Set problem:
Your task is to return, exactly, the run of lines starting at the line holding "Clone this screenshot in HTML." and ending at the line holding "t.textContent=c;", both ends included and no other lines.

***** Extracted entries

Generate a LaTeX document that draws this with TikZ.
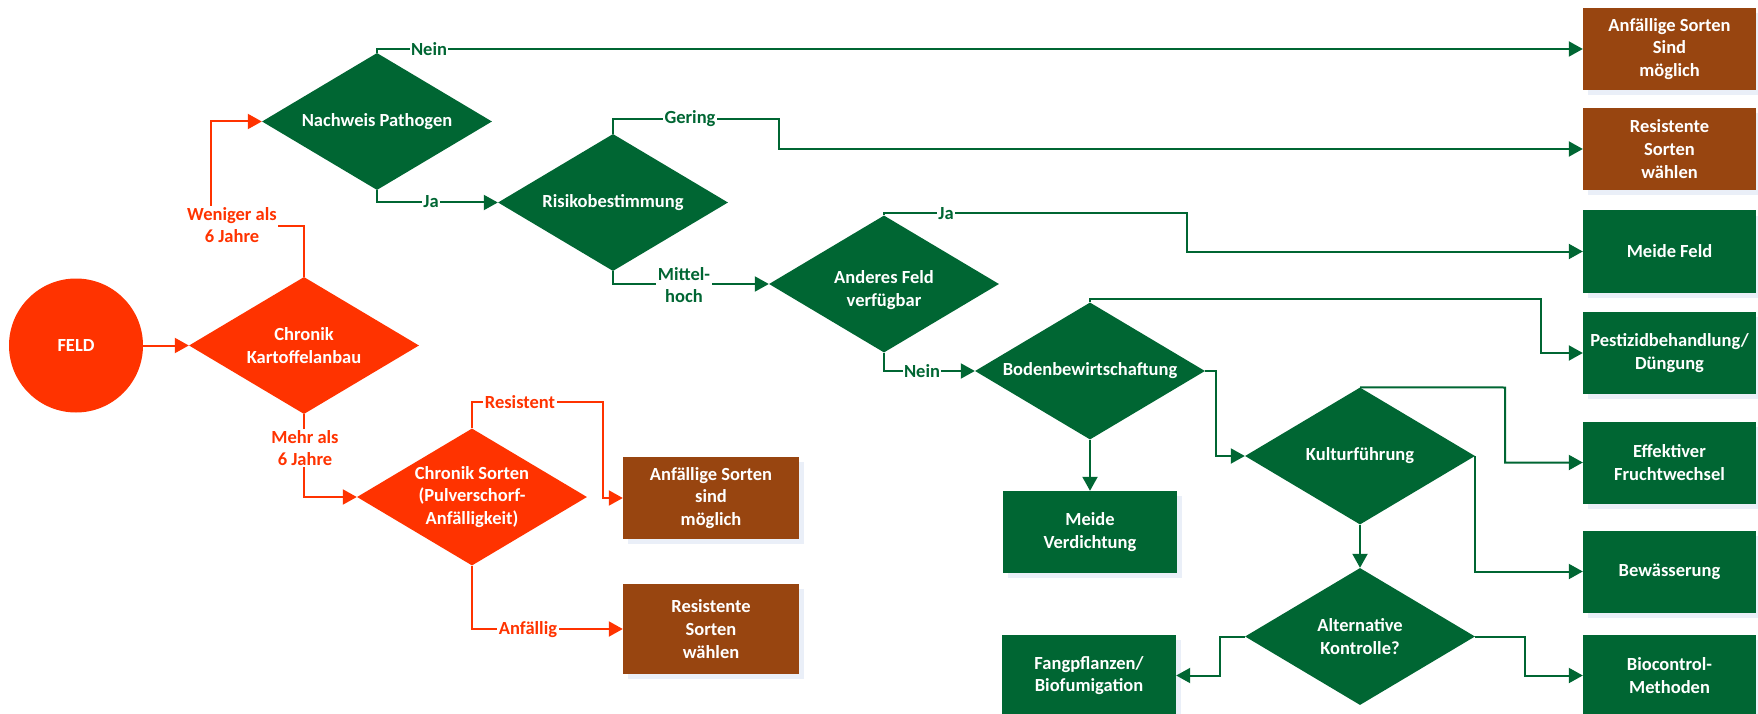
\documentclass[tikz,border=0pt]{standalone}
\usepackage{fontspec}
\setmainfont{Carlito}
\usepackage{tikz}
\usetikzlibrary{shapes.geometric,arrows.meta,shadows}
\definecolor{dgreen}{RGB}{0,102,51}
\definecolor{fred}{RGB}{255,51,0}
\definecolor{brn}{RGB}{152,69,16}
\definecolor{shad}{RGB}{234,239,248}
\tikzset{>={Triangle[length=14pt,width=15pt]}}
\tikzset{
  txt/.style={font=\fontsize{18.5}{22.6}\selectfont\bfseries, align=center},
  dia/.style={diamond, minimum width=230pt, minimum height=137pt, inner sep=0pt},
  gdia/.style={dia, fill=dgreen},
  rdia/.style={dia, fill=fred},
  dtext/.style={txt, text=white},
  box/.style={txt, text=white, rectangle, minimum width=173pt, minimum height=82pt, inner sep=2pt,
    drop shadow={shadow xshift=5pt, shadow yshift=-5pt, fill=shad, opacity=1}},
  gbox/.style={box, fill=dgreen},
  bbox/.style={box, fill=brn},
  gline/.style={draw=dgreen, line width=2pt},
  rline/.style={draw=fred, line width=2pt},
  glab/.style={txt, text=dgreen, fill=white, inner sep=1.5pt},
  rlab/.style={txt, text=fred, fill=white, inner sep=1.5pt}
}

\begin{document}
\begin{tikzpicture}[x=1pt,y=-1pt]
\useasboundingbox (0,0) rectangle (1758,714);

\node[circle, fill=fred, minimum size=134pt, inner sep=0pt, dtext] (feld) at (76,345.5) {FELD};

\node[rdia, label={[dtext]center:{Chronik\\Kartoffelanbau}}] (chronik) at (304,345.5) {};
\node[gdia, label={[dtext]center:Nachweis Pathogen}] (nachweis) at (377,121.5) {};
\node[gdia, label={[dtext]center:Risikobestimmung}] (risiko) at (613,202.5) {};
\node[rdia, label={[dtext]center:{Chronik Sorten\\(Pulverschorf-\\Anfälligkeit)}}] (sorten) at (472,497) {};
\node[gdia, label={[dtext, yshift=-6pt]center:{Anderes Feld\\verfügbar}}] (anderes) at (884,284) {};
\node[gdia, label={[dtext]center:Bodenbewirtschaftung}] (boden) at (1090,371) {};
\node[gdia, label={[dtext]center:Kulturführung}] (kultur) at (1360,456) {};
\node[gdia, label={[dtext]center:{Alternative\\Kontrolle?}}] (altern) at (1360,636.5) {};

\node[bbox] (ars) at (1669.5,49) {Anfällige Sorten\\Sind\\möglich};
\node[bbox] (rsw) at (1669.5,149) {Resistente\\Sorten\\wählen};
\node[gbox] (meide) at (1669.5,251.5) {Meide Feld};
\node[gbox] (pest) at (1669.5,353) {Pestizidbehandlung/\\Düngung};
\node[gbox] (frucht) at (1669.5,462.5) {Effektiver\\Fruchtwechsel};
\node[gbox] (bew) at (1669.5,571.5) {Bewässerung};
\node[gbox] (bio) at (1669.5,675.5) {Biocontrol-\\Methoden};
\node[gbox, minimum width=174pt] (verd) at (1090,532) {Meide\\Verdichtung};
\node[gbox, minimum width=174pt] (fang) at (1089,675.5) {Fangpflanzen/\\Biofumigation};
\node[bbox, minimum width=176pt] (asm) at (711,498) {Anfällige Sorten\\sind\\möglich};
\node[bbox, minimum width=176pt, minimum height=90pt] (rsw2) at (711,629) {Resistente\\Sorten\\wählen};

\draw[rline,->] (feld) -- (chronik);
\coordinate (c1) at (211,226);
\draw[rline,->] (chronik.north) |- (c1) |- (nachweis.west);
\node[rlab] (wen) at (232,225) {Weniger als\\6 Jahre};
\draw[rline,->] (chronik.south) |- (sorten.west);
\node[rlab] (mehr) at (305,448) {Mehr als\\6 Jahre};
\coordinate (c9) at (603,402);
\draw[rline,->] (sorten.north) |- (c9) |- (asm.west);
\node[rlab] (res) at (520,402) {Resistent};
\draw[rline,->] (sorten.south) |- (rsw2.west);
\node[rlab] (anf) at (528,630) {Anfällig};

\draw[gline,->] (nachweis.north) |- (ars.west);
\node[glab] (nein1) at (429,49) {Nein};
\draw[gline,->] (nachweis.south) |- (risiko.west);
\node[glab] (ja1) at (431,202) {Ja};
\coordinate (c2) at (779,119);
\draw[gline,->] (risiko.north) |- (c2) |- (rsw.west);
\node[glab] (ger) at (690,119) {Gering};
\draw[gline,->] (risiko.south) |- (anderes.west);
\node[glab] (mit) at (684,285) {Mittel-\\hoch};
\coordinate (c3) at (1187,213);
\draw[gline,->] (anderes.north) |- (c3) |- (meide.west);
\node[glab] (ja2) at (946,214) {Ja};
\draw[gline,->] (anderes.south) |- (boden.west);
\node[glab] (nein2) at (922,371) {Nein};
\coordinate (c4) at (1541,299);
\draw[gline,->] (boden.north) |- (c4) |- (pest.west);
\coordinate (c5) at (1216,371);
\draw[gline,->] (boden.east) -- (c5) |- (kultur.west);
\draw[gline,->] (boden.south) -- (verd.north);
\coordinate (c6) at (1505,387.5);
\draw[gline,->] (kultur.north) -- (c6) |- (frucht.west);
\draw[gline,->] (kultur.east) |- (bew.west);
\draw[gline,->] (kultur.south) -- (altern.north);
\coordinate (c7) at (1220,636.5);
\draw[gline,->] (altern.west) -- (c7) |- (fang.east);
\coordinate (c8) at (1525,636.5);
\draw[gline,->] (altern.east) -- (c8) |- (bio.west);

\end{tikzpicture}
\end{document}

**********
***** Extracted entries

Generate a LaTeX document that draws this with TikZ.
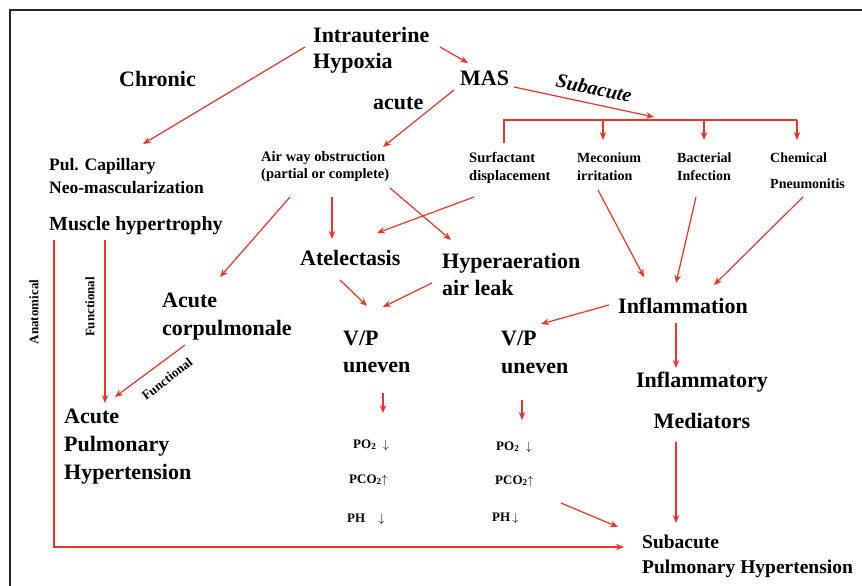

**********
***** Extracted entries

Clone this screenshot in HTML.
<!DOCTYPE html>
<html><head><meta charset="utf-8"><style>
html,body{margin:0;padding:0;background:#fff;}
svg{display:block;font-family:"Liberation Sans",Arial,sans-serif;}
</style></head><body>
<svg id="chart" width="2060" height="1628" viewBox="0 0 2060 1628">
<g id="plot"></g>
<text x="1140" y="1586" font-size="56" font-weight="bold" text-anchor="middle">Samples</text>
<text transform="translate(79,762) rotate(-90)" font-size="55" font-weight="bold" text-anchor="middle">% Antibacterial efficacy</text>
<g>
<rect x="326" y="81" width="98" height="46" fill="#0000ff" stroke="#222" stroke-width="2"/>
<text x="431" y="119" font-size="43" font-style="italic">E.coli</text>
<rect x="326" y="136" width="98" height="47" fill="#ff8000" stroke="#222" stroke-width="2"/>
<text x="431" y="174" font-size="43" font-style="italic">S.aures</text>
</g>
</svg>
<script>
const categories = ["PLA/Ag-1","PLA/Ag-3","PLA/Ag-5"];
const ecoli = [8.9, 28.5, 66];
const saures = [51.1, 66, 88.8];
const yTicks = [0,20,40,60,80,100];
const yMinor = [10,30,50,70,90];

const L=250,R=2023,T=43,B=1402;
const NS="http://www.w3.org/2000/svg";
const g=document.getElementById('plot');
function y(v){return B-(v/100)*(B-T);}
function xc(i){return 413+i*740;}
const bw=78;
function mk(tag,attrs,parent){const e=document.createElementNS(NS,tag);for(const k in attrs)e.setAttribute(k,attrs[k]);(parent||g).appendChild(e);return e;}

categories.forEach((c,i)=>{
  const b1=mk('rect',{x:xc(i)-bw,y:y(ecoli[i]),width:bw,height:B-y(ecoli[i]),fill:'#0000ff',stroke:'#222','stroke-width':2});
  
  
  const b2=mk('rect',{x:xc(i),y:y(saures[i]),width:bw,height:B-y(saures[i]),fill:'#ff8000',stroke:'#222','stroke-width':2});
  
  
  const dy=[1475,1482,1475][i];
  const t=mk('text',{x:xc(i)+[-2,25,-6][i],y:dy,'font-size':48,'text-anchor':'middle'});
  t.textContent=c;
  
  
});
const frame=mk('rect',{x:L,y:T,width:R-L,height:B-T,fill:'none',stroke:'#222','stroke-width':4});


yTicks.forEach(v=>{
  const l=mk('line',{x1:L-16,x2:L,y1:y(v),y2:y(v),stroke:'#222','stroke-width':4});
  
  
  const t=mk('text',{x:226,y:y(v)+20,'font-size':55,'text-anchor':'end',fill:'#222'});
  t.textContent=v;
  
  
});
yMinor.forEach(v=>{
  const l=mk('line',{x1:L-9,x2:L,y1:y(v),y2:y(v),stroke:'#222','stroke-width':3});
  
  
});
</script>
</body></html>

**********

Exercise answer:
Clone this screenshot in HTML.
<!DOCTYPE html>
<html><head><meta charset="utf-8"><style>
html,body{margin:0;padding:0;background:#fff;}
svg{display:block;font-family:"Liberation Sans",Arial,sans-serif;}
</style></head><body>
<svg id="chart" width="2060" height="1628" viewBox="0 0 2060 1628">
<g id="plot"></g>
<text x="1140" y="1586" font-size="56" font-weight="bold" text-anchor="middle">Samples</text>
<text transform="translate(79,762) rotate(-90)" font-size="55" font-weight="bold" text-anchor="middle">% Antibacterial efficacy</text>
<g>
<rect x="326" y="81" width="98" height="46" fill="#0000ff" stroke="#222" stroke-width="2"/>
<text x="431" y="119" font-size="43" font-style="italic">E.coli</text>
<rect x="326" y="136" width="98" height="47" fill="#ff8000" stroke="#222" stroke-width="2"/>
<text x="431" y="174" font-size="43" font-style="italic">S.aures</text>
</g>
</svg>
<script>
const categories = ["PLA/Ag-1","PLA/Ag-3","PLA/Ag-5"];
const ecoli = [8.9, 28.5, 66];
const saures = [51.1, 66, 88.8];
const yTicks = [0,20,40,60,80,100];
const yMinor = [10,30,50,70,90];

const L=250,R=2023,T=43,B=1402;
const NS="http://www.w3.org/2000/svg";
const g=document.getElementById('plot');
function y(v){return B-(v/100)*(B-T);}
function xc(i){return 413+i*740;}
const bw=78;
function mk(tag,attrs,parent){const e=document.createElementNS(NS,tag);for(const k in attrs)e.setAttribute(k,attrs[k]);(parent||g).appendChild(e);return e;}

categories.forEach((c,i)=>{
  const b1=mk('rect',{x:xc(i)-bw,y:y(ecoli[i]),width:bw,height:B-y(ecoli[i]),fill:'#0000ff',stroke:'#222','stroke-width':2});
  
  
  const b2=mk('rect',{x:xc(i),y:y(saures[i]),width:bw,height:B-y(saures[i]),fill:'#ff8000',stroke:'#222','stroke-width':2});
  
  
  const dy=[1475,1482,1475][i];
  const t=mk('text',{x:xc(i)+[-2,25,-6][i],y:dy,'font-size':48,'text-anchor':'middle'});
  t.textContent=c;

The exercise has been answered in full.